Numlock News: March 12, 2026 • Gaia20ehk, House of Lords, MSCHF
By Walt Hickey
Nitrogen
U.S. farmers are currently making their fertilizer purchases ahead of planting season, only to be shellacked by a skyrocketing price of fertilizer. Ammonia is produced from natural gas, which in turn is converted into nitrogen fertilizers. With the Strait of Hormuz non-navigable and the large LNG processing facilities of the Gulf essentially offline, fertilizer prices are through the roof. Urea is now selling for $579.75 per ton, up 25 percent from the end of February. The U.S. imports 97 percent of its potassium, 18 percent of its nitrogen and 13 percent of its phosphate. The high costs may push farmers away from corn and towards soybeans, with the U.S. Farm Report analysts estimating that up to one million to 1.5 million acres may flip this spring.
Worlds Collide
A star called Gaia20ehk, about 11,000 light-years from Earth, was found to exhibit some strange behavior upon review of old telescope data. The otherwise stable main-sequence star began flickering in 2016, when it experienced three significant dips in brightness. Then, in 2021, it did something incredibly weird and began flickering constantly, which simply isn’t something that happens to stars like our sun. The theory is that the flickering came from large quantities of rocks and dust, and that the origin of that debris was two planets colliding, according to the analysis published in The Astrophysical Journal Letters. Now that we know what such an event might look like, it’s thought that the Vera C. Rubin Observatory might be able to identify 100 such new impacts over the next 10 years.

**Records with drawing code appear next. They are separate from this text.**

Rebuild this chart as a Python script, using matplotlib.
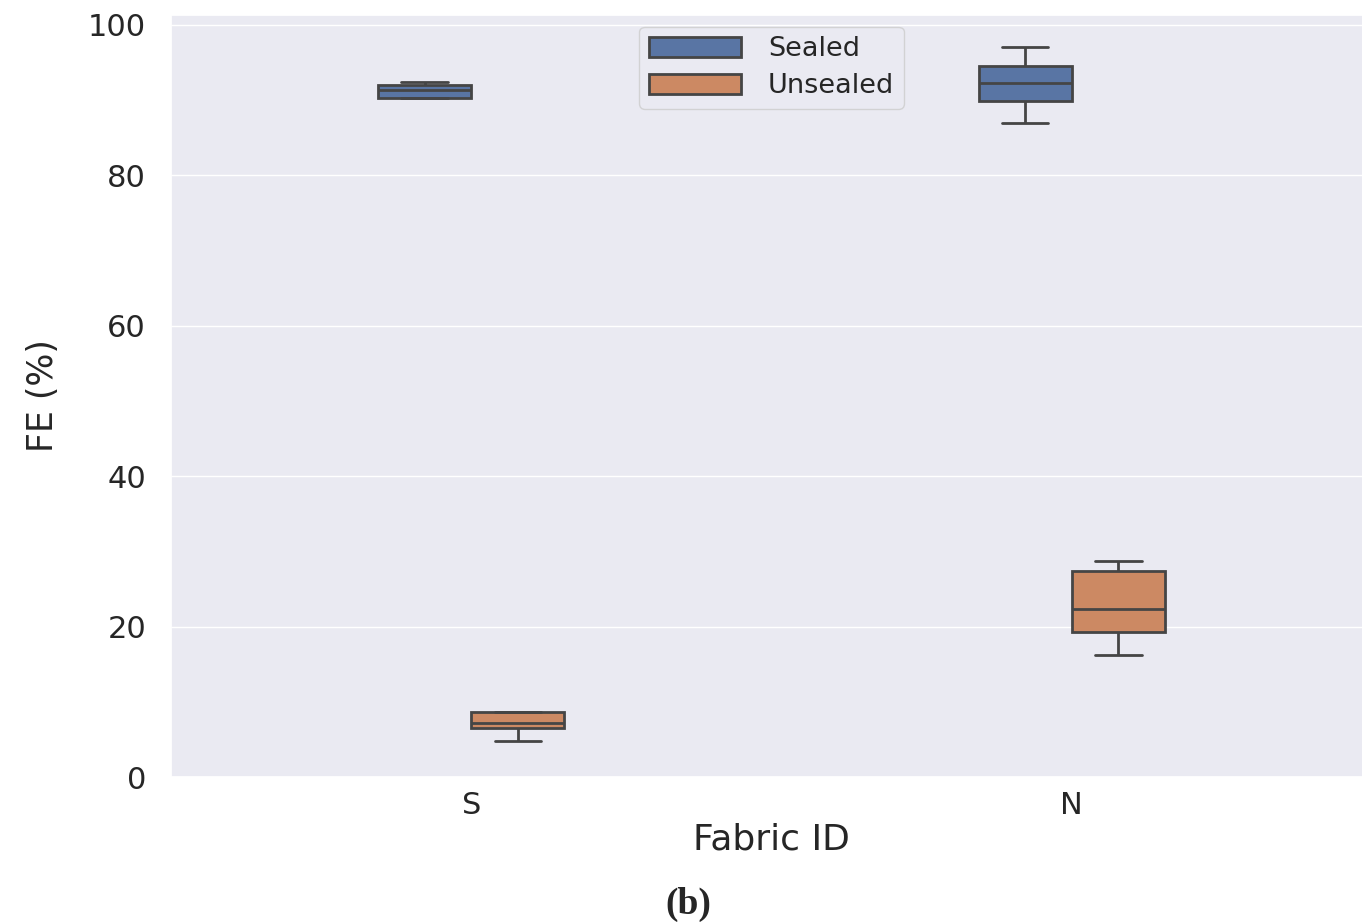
import numpy as np
import pandas as pd
import matplotlib
matplotlib.use("Agg")
import matplotlib.pyplot as plt
import seaborn as sns

# five-number summaries: min, q1, median, q3, max
fabrics = ["S", "N"]
groups = ["Sealed", "Unsealed"]
s_sealed = [90.2, 90.3, 91.3, 92.0, 92.4]
s_unsealed = [4.8, 6.5, 7.2, 8.6, 8.6]
n_sealed = [87.0, 89.9, 92.3, 94.5, 97.1]
n_unsealed = [16.2, 19.3, 22.3, 27.4, 28.7]

rows = []
for fab, grp, vals in [("S", "Sealed", s_sealed), ("S", "Unsealed", s_unsealed),
                       ("N", "Sealed", n_sealed), ("N", "Unsealed", n_unsealed)]:
    for v in vals:
        rows.append({"Fabric ID": fab, "Condition": grp, "FE (%)": v})
df = pd.DataFrame(rows)

sns.set_theme(style="darkgrid")
plt.rcParams['font.family'] = ['DejaVu Sans']

fig = plt.figure(figsize=(13.62, 9.22), dpi=100)
# the plot area runs slightly past the right edge, as in the original crop
ax = fig.add_axes([171/1362, 1 - 777/922, (1372 - 171)/1362, (777 - 15)/922])

sns.boxplot(data=df, x="Fabric ID", y="FE (%)", hue="Condition",
            order=fabrics, hue_order=groups, width=0.31, gap=0,
            linewidth=2, linecolor="#454545", saturation=0.75, ax=ax)

ax.set_ylim(0, 101.3)
ax.set_yticks([0, 20, 40, 60, 80, 100])
ax.tick_params(axis="y", labelsize=22, colors="#262626", pad=12)
ax.tick_params(axis="x", labelsize=22, colors="#262626", pad=4)
ax.set_xlabel("Fabric ID", fontsize=26, color="#262626", labelpad=2)
ax.set_ylabel("FE (%)", fontsize=25, color="#262626", labelpad=20)

leg = ax.legend(loc="upper center", bbox_to_anchor=(0.5, 0.997), fontsize=19.5,
                handlelength=3.4, handleheight=0.75, handletextpad=1.0,
                borderpad=0.35, labelspacing=0.4, borderaxespad=0.35)
leg.get_frame().set_facecolor("#eaeaf2")
leg.get_frame().set_edgecolor("#cccccc")

fig.text(688/1362, 1 - 904/922, "(b)", ha="center", va="center",
         fontsize=27, fontweight="bold", family="Liberation Serif")

fig.savefig("out.png", dpi=100)
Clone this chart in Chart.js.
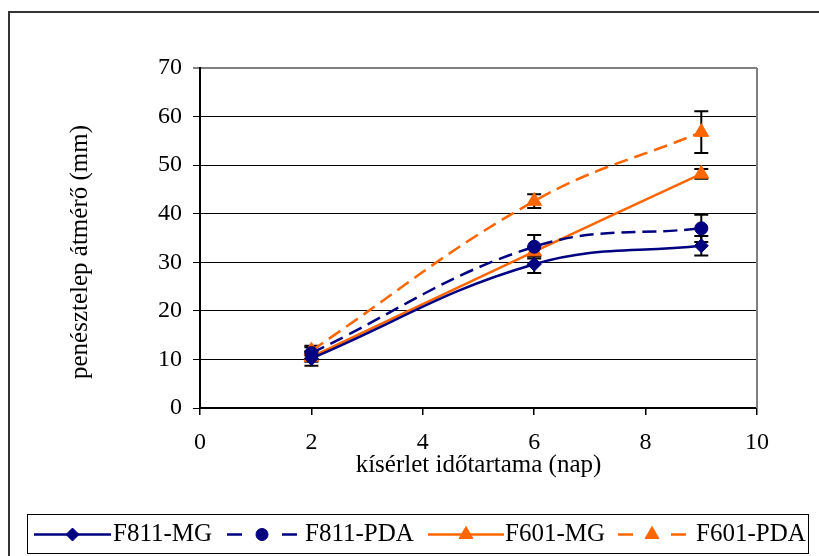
<!DOCTYPE html>
<html><head><meta charset="utf-8">
<script src="https://cdn.jsdelivr.net/npm/chart.js@4/dist/chart.umd.min.js"></script>
<style>html,body{margin:0;padding:0;background:#fff}#wrap{width:819px;height:556px;position:relative}</style>
</head><body><div id="wrap"><canvas id="c" width="819" height="556"></canvas></div>
<script>
// ---- data ----
const days = [2, 6, 9];
const seriesNames = ['F811-MG', 'F811-PDA', 'F601-MG', 'F601-PDA'];
const f811MG = [10.2, 29.6, 33.4];
const f811MGErr = [1.5, 1.8, 2.0];
const f811PDA = [11.3, 33.2, 37.0];
const f811PDAErr = [1.2, 2.4, 2.8];
const f601MG = [10.5, 32.2, 48.2];
const f601MGErr = [1.0, 1.0, 1.0];
const f601PDA = [11.8, 42.6, 56.8];
const f601PDAErr = [1.0, 1.4, 4.3];
const xTicks = [0, 2, 4, 6, 8, 10];
const yTicks = [0, 10, 20, 30, 40, 50, 60, 70];
const xTitle = 'kísérlet időtartama (nap)';
const yTitle = 'penésztelep átmérő (mm)';

const NAVY = '#000080', ORANGE = '#FF6600';
const FONT = "'Liberation Serif', 'Times New Roman', serif";

function pts(vals) { return days.map((d, i) => ({ x: d, y: vals[i] })); }
function ds(label, vals, errs, color, dashed, style, radius) {
  return {
    label, data: pts(vals), errors: errs,
    borderColor: color, backgroundColor: color,
    borderWidth: 2.5, borderDash: dashed ? [14, 7] : [],
    pointStyle: style, pointRadius: radius, pointHoverRadius: radius,
    pointBackgroundColor: color, pointBorderColor: color, pointBorderWidth: 1,
    tension: 0.4, fill: false, dashedSample: dashed
  };
}
const datasets = [
  ds(seriesNames[0], f811MG, f811MGErr, NAVY, false, 'rectRot', 7),
  ds(seriesNames[1], f811PDA, f811PDAErr, NAVY, true, 'circle', 6.5),
  ds(seriesNames[2], f601MG, f601MGErr, ORANGE, false, 'triangle', 8.5),
  ds(seriesNames[3], f601PDA, f601PDAErr, ORANGE, true, 'triangle', 8.5)
];

const framePlugin = {
  id: 'frame',
  beforeDraw(chart) {
    const ctx = chart.ctx;
    ctx.save();
    ctx.fillStyle = '#fff';
    ctx.fillRect(0, 0, chart.width, chart.height);
    ctx.strokeStyle = '#333';
    ctx.lineWidth = 2;
    ctx.strokeRect(9, 12, 830, 600);
    ctx.restore();
  },
  beforeDatasetsDraw(chart) {
    const { ctx, chartArea: a, scales: { x, y } } = chart;
    ctx.save();
    ctx.strokeStyle = '#808080';
    ctx.lineWidth = 2;
    ctx.beginPath();
    ctx.moveTo(a.right, a.top); ctx.lineTo(a.right, a.bottom); ctx.stroke();
    ctx.strokeStyle = '#000';
    ctx.lineWidth = 2;
    chart.data.datasets.forEach(d => {
      d.errors.forEach((e, j) => {
        const px = x.getPixelForValue(d.data[j].x);
        const v = d.data[j].y;
        const t = y.getPixelForValue(v + e), b = y.getPixelForValue(v - e);
        ctx.beginPath();
        ctx.moveTo(px, t); ctx.lineTo(px, b);
        ctx.moveTo(px - 7, t); ctx.lineTo(px + 7, t);
        ctx.moveTo(px - 7, b); ctx.lineTo(px + 7, b);
        ctx.stroke();
      });
    });
    ctx.restore();
  },
  afterDraw(chart) {
    const ctx = chart.ctx;
    ctx.save();
    // y-axis title
    ctx.save();
    ctx.translate(80, 252);
    ctx.rotate(-Math.PI / 2);
    ctx.font = '25px ' + FONT;
    ctx.fillStyle = '#000';
    ctx.textAlign = 'center';
    ctx.textBaseline = 'middle';
    ctx.fillText(yTitle, 0, 0);
    ctx.restore();
    // legend
    const bx = 27, by = 514, bw = 781, bh = 39;
    ctx.strokeStyle = '#000';
    ctx.lineWidth = 1;
    ctx.strokeRect(bx + 0.5, by + 0.5, bw, bh);
    ctx.font = '25px ' + FONT;
    ctx.textBaseline = 'middle';
    ctx.fillStyle = '#000';
    const cy = by + bh / 2 + 1;
    const lineStarts = [34, 227, 428, 618];
    const lineLen = [77, 70, 76, 68];
    const textStarts = [113, 305, 505, 696];
    chart.data.datasets.forEach((d, i) => {
      const x0 = lineStarts[i], x1 = x0 + lineLen[i], mx = (x0 + x1) / 2;
      ctx.strokeStyle = d.borderColor;
      ctx.lineWidth = 2.5;
      ctx.beginPath();
      if (d.dashedSample) {
        ctx.moveTo(x0, cy); ctx.lineTo(x0 + 15, cy);
        ctx.moveTo(x1 - 15, cy); ctx.lineTo(x1, cy);
      } else {
        ctx.moveTo(x0, cy); ctx.lineTo(x1, cy);
      }
      ctx.stroke();
      ctx.fillStyle = d.backgroundColor;
      ctx.lineWidth = 1;
      Chart.helpers.drawPoint(ctx, { pointStyle: d.pointStyle, radius: d.pointRadius - 0.5, rotation: 0, borderWidth: 1 }, mx, cy);
      ctx.fillStyle = '#000';
      ctx.fillText(d.label, textStarts[i], cy);
    });
    ctx.restore();
  }
};

new Chart(document.getElementById('c'), {
  type: 'line',
  data: { datasets },
  options: {
    responsive: false,
    devicePixelRatio: 1,
    animation: false,
    layout: { padding: { left: 0, right: 62, top: 68, bottom: 76 } },
    plugins: { legend: { display: false }, tooltip: { enabled: false } },
    scales: {
      x: {
        type: 'linear', min: 0, max: 10,
        afterBuildTicks(s) { s.ticks = xTicks.map(v => ({ value: v })); },
        afterFit(s) { s.height = 72; },
        grid: { drawOnChartArea: false, drawTicks: true, tickLength: 7, color: '#000', lineWidth: 1.5 },
        border: { display: true, color: '#000', width: 1.5 },
        ticks: { color: '#000', font: { family: FONT, size: 24 }, padding: 13, maxRotation: 0 },
        title: { display: true, text: xTitle, color: '#000', font: { family: FONT, size: 25 }, padding: 0 }
      },
      y: {
        type: 'linear', min: 0, max: 70,
        afterBuildTicks(s) { s.ticks = yTicks.map(v => ({ value: v })); },
        afterFit(s) { s.width = 200; },
        grid: {
          color: c => c.tick && c.tick.value === 70 ? '#808080' : '#000',
          lineWidth: c => c.tick && c.tick.value === 70 ? 2 : 1,
          tickLength: 7
        },
        border: { display: true, color: '#000', width: 2 },
        ticks: { color: '#000', font: { family: FONT, size: 24 }, padding: 11 },
        title: { display: false }
      }
    }
  },
  plugins: [framePlugin]
});
</script>
</body></html>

William Poor, University of Washington
The Long Game
The House of Lords has existed for 700 years and currently has over 800 members, of whom roughly one out of 10 are hereditary peers, which means that they got a spot in an actual legislature because of who their daddy was, and who his daddy was and so on. That was the main way one got into the House of Lords until the 1950s, when “life peers” were added — essentially, retired politicians or notables appointed by the government. In 1999, the government got rid of most of the 750 hereditary peers but left 92 in the chamber temporarily. Even though they didn’t do anything to earn that money, a few dedicated and sufficiently nihilistic aristocrats can still wreak havoc on a representative democracy when sufficiently ticked off. (Examples of this happening are left as an exercise for the reader.) Now, 25 years on, those hereditaries are poised to get kicked out at the end of the current Parliament session this spring, though a few will be recycled into life peers.
Jill Lawless, The Associated Press
Wednesday
The NFL, which has already spread from games on Thanksgiving to games on Black Friday, is considering adding a Wednesday night game on Thanksgiving Eve as soon as this upcoming season. Wednesday has been a dead space for the NFL, generally speaking, with only five games played on a Wednesday over the course of eight decades of play. Three of those happened in the 2020s — two Christmas games and a pandemic-era thrice-postponed game — another was to avoid a President’s address to the DNC in 2012, and then the prior time before that was 1948.
MSCHF
The art collective MSCHF is on the verge finishing of a morally bracing piece, Our Cow Angus. Two years ago, 404 buyers bought shares of a calf named Angus, who has lived on a farm since. Each of those owners has a stake in Angus — 400 paid $35 each and will get a three-pack of hamburgers, while four paid $1,200 each for leather handbags and a higher share count. Unless 50 percent of the stakeholders relent by Friday, the photogenic cow will be butchered and sent to those buyers. With just hours to go and many attempting to persuade owners to forgo their payments, and just 33.5 percent of shares pledged to Angus alive, the fate of the tokenized cow is currently slated for death.
Kelly Crow, The Wall Street Journal
Buddhism
Since 2010, there are an additional 121.6 million Christians on the planet, 346.8 million more Muslims, and 12.6.3 million additional Hindus. Over that time, there are 18.6 million fewer Buddhists. The decline is most pronounced in Asia. China has seen its Buddhist population decline 30 percent over that period, South Korea down 21 percent and Japan down 12 percent. In Japan, for instance, 40 percent of adults who were raised as Buddhists are today religiously unaffiliated. It’s not to say the faith isn’t growing, just that departures exceed converts; for every 12 adults who join Buddhism worldwide, another 22 leave.
Dalia Fahmy, Yunping Tong, Bill Webster and Justine Coleman, Pew Research Center
Influencer
For a minute there, the many influencers who have been paid to live and post from Dubai were getting a bit skittish over the conflict brewing in the region, but a new analysis reveals: don’t worry! Everything is fine among the Dubai influencer crowd; they’re all doing great! An analysis of 129 influencer posts from Dubai in the first days of the conflict found that lots of them contained the exact same and oddly specific buzzwords — “strong leadership,” “stability,” “safety.” And wouldn’t you know it, they were often uploaded within seconds of one another. There is no war in U.A.E.